MYSTIC RIVER- Well acted and directed. Tense but dragged a wee bit in the middle. The whole lynch pin of the movie on which a lot of the tension is based is kind of contrived though.

BETTER LUCK TOMORROW- Even though I saw this in 2002 I liked it because it features Asians, 2 of the stars are in the THRUST DVD and we met the director who’s a
really cool guy, Justin Lin.

WHAT WAS THAT AWARD- The Hulk. Just smash shit, man. This just got weird.

BIGGEST LETDOWN- Matrix 3. Although it had one of the coolest battle scenes in recent memory the story was equally as stupid. As complex as Reloaded as, this one
was as simple and not in a good way. Basically all of that plot and those characters in Reloaded didn’t really mean anything cuz Revolutions was about a big battle and Neo having a fistfight. How can a franchise with so much promise fall so flat? Amazing in it’s
ineptitude.

BEST TITLE FOR A PORN- Holes, 2nd place- Bend it Like Beckham, 3rd- Whale Rider, 4th- The Italian Job 5th- Legally Blonde

BEST ADAPTED TITLE FOR A PORN- Lord of the Cock Rings

BEST TITLE FOR A GERMAN SHIETZA FILM (that’s human shit porn, I mean real human shit)- It Runs In The Family

BEST IMPRESSION- Paris Hilton doing simultaneous impressions of both the green Hulk and her own version of the Sauron evil eye. I guess you could say she also impersonated all those guys in Kill Bill and Last Samuri who got stabbed repeatedly.

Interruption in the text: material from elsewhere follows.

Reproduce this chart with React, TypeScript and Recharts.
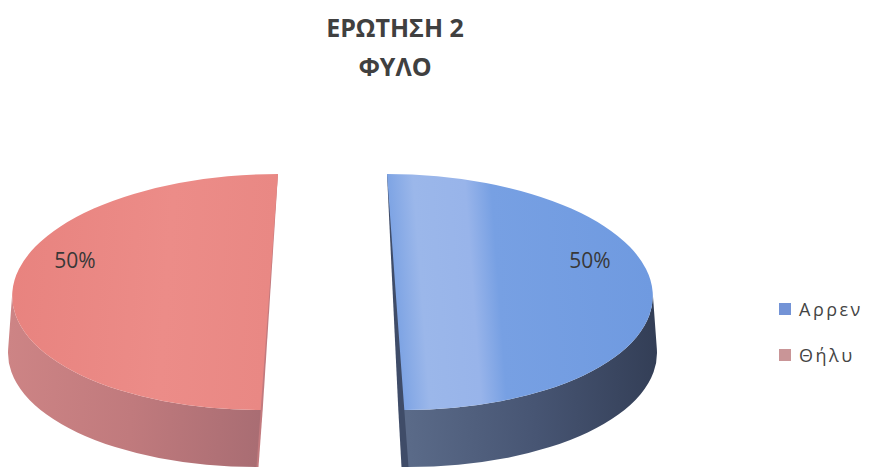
import { PieChart, Pie, Cell, Legend } from 'recharts'

const categories = ['Αρρεν', 'Θήλυ']
const values = [50, 50]
const titleLines = ['ΕΡΩΤΗΣΗ 2', 'ΦΥΛΟ']

const legendColors = ['#7393d6', '#c99597']
const baseColors = ['#6f9ae0', '#e98884']

const data = categories.map((name, i) => ({ name, value: values[i] }))

const RATIO = 0.459
const DEPTH = 57
const EXPLODE = 54.5
const SKEW = 4.2
const RAD = Math.PI / 180
const FONT = '"Open Sans", "Noto Sans", sans-serif'

function Slice3D(props: any) {
  const { cx, cy, outerRadius, startAngle, endAngle, midAngle } = props
  const name = props.payload?.name ?? props.name
  const idx = Math.max(0, categories.indexOf(name))
  const rx = outerRadius
  const ry = outerRadius * RATIO
  const dir = Math.cos(midAngle * RAD) >= 0 ? 1 : -1
  const ox = cx + Math.cos(midAngle * RAD) * EXPLODE
  const oy = cy - Math.sin(midAngle * RAD) * EXPLODE * RATIO
  const pt = (a: number, dy = 0) =>
    `${ox + rx * Math.cos(a * RAD)},${oy - ry * Math.sin(a * RAD) + dy}`
  const hi = Math.max(startAngle, endAngle)
  const lo = Math.min(startAngle, endAngle)
  const large = hi - lo > 180 ? 1 : 0
  const top = `M${ox},${oy} L${pt(hi)} A${rx},${ry} 0 ${large} 1 ${pt(lo)} Z`

  const sides: string[] = []
  for (const k of [-1, 0, 1]) {
    const a = Math.max(lo, -180 + 360 * k)
    const b = Math.min(hi, 360 * k)
    if (b > a) {
      sides.push(
        `M${pt(b)} A${rx},${ry} 0 0 1 ${pt(a)} L${pt(a, DEPTH)} A${rx},${ry} 0 0 0 ${pt(b, DEPTH)} Z`
      )
    }
  }

  // narrow cut face along the flat edge (visible on the right-hand slice)
  const y0 = oy - ry
  const cut =
    dir > 0
      ? `M${ox},${y0} L${ox + 1},${y0} L${ox + 1},${oy + ry + DEPTH} L${ox - 7},${oy + ry + DEPTH} L${ox - 6},${oy + ry} Z`
      : `M${ox},${y0} L${ox - 1},${y0} L${ox - 1},${oy + ry + DEPTH} L${ox + 2},${oy + ry + DEPTH} L${ox + 2},${oy + ry} Z`

  return (
    <g transform={`translate(0 ${y0}) skewX(${dir * SKEW}) translate(0 ${-y0})`}>
      <path d={cut} fill={dir > 0 ? '#3f4c68' : '#c27a7e'} />
      {sides.map((d, i) => (
        <path key={i} d={d} fill={`url(#side${idx})`} />
      ))}
      <path d={top} fill={`url(#top${idx})`} />
    </g>
  )
}

function renderLabel(props: any) {
  const { cx, cy, midAngle, outerRadius, percent } = props
  const x = cx + Math.cos(midAngle * RAD) * (EXPLODE + 0.79 * outerRadius)
  const y = cy - 0.27 * outerRadius * RATIO
  return (
    <text
      x={x}
      y={y}
      textAnchor="middle"
      dominantBaseline="central"
      fill="#383838"
      fontSize={21}
      fontFamily={FONT}
    >
      {`${Math.round(percent * 100)}%`}
    </text>
  )
}

function renderLegend() {
  return (
    <div style={{ fontFamily: FONT, fontSize: 18, color: '#444', letterSpacing: 2.5 }}>
      {categories.map((c, i) => (
        <div key={c} style={{ display: 'flex', alignItems: 'center', height: 46 }}>
          <span
            style={{
              display: 'inline-block',
              width: 12,
              height: 12,
              background: legendColors[i],
              marginRight: 8,
            }}
          />
          <span>{c}</span>
        </div>
      ))}
    </div>
  )
}

export default function App() {
  return (
    <div style={{ position: 'absolute', left: 0, top: 0, width: 869, height: 468, background: '#fff', overflow: 'hidden' }}>
      <div
        style={{
          position: 'absolute',
          left: 0,
          top: 8,
          width: 790,
          textAlign: 'center',
          fontFamily: FONT,
          fontWeight: 700,
          fontSize: 25,
          lineHeight: '39px',
          color: '#404040',
        }}
      >
        {titleLines.map((t) => (
          <div key={t}>{t}</div>
        ))}
      </div>
      <PieChart width={869} height={468} margin={{ top: 0, right: 0, bottom: 0, left: 0 }}>
        <defs>
          <linearGradient id="top0" gradientUnits="userSpaceOnUse" x1={387} y1={0} x2={645} y2={0}>
            <stop offset="0" stopColor="#7ea4e4" />
            <stop offset="0.1" stopColor="#9bb7ea" />
            <stop offset="0.3" stopColor="#98b4ea" />
            <stop offset="0.4" stopColor="#77a0e3" />
            <stop offset="1" stopColor={baseColors[0]} />
          </linearGradient>
          <linearGradient id="side0" gradientUnits="userSpaceOnUse" x1={390} y1={0} x2={645} y2={0}>
            <stop offset="0" stopColor="#5a6a88" />
            <stop offset="0.5" stopColor="#475573" />
            <stop offset="1" stopColor="#333e56" />
          </linearGradient>
          <linearGradient id="top1" gradientUnits="userSpaceOnUse" x1={20} y1={0} x2={278} y2={0}>
            <stop offset="0" stopColor="#e8837f" />
            <stop offset="0.6" stopColor="#ec8c88" />
            <stop offset="1" stopColor={baseColors[1]} />
          </linearGradient>
          <linearGradient id="side1" gradientUnits="userSpaceOnUse" x1={20} y1={0} x2={278} y2={0}>
            <stop offset="0" stopColor="#cd8485" />
            <stop offset="0.5" stopColor="#c07a7d" />
            <stop offset="1" stopColor="#a96d73" />
          </linearGradient>
        </defs>
        <Pie
          data={data}
          dataKey="value"
          nameKey="name"
          cx={332.5}
          cy={292}
          outerRadius={257}
          startAngle={90}
          endAngle={-270}
          stroke="none"
          label={renderLabel}
          labelLine={false}
          shape={Slice3D}
          activeShape={Slice3D}
          inactiveShape={Slice3D}
          isAnimationActive={false}
        >
          {data.map((d, i) => (
            <Cell key={d.name} fill={baseColors[i]} />
          ))}
        </Pie>
        <Legend
          layout="vertical"
          content={renderLegend}
          wrapperStyle={{ left: 779, top: 286, width: 90 }}
        />
      </PieChart>
    </div>
  )
}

MOVIE I HAVEN’T SEEN CUZ I KNEW IT WOULD SUCK-
Charlies Angels 2

MOST OVERRATED- Cold Mountain. Yeah, production value was incredible. But the story’s about a chic waiting for a guy to come back to her from war while the guy deserts his army and tries to get back to her. C’mon. Half the movie is about waiting. The other half the guy gets into shit that has no bearing on him getting back or his emotional growth. Can you say nose up Oscar winning director’s ass? Boooorrring.

YOUNG ADULTS ARE MINDLESS AND STUPID AWARD- 2 Fast 2
Furious.
If this doesn’t have Direct To Video all over it nothing does. And yet it still does $120 million.

SAME AS CAMERON’S VERSION ONLY NOT AS GOOD AWARD- T3

WHAT A WASTE OF GOOD SNATCH AWARD- Honey. I love Jessica Alba. I hate her taste in projects.

BEST MOVIE MY COUSIN FRITZ WAS IN AND GOT PAID $250 A DAY- The Rundown, he’s a brown extra in the back with his shirt off

BAD REMAKE TO A GOOD ORIGINAL- Love Don’t Cost A Thing was a remake of the cult classic Can’t Buy Me Love. Cheesecake?

BEST MOVIE MORE PEOPLE I KNOW WERE IN- 2 Fast and 2 Furious, all my FL car friends were in this

BEST TITLE- Bubba Ho-Tep

WHY DOES THIS GUY HAVE A CAREER AWARD: Ashton Kutcher

If we did put them 1-10 they would have been:

10. OLD SCHOOL (***1/2)
9. KILL BILL VOL. 1 (***1/2)
8. MASTER AND COMMANDER (***1/2)
7 SEABISCUIT (****)
6. FINDING NEMO (****)
5. THE LAST SAMURAI (****)
4. X2: X-MEN UNITED (****)
3. PIRATES OF THE CARIBBEAN (****)
2. AMERICAN SPLENDOR (****)
1. LORD OF THE RINGS: RETURN OF THE KING (*****)


Supposedly Good Movies I Haven’t Seen:
Station Agent
Big Fish
21 Grams
House of Sand and Fog
Fog of War
Winged Migration
Spellbound
Whale Rider
In America
Monster
Bad Santa
Triplets of Belleville

That’s it folks. We hope 2004 is as good as 2003 cuz
it was a pretty damn good year at the movies.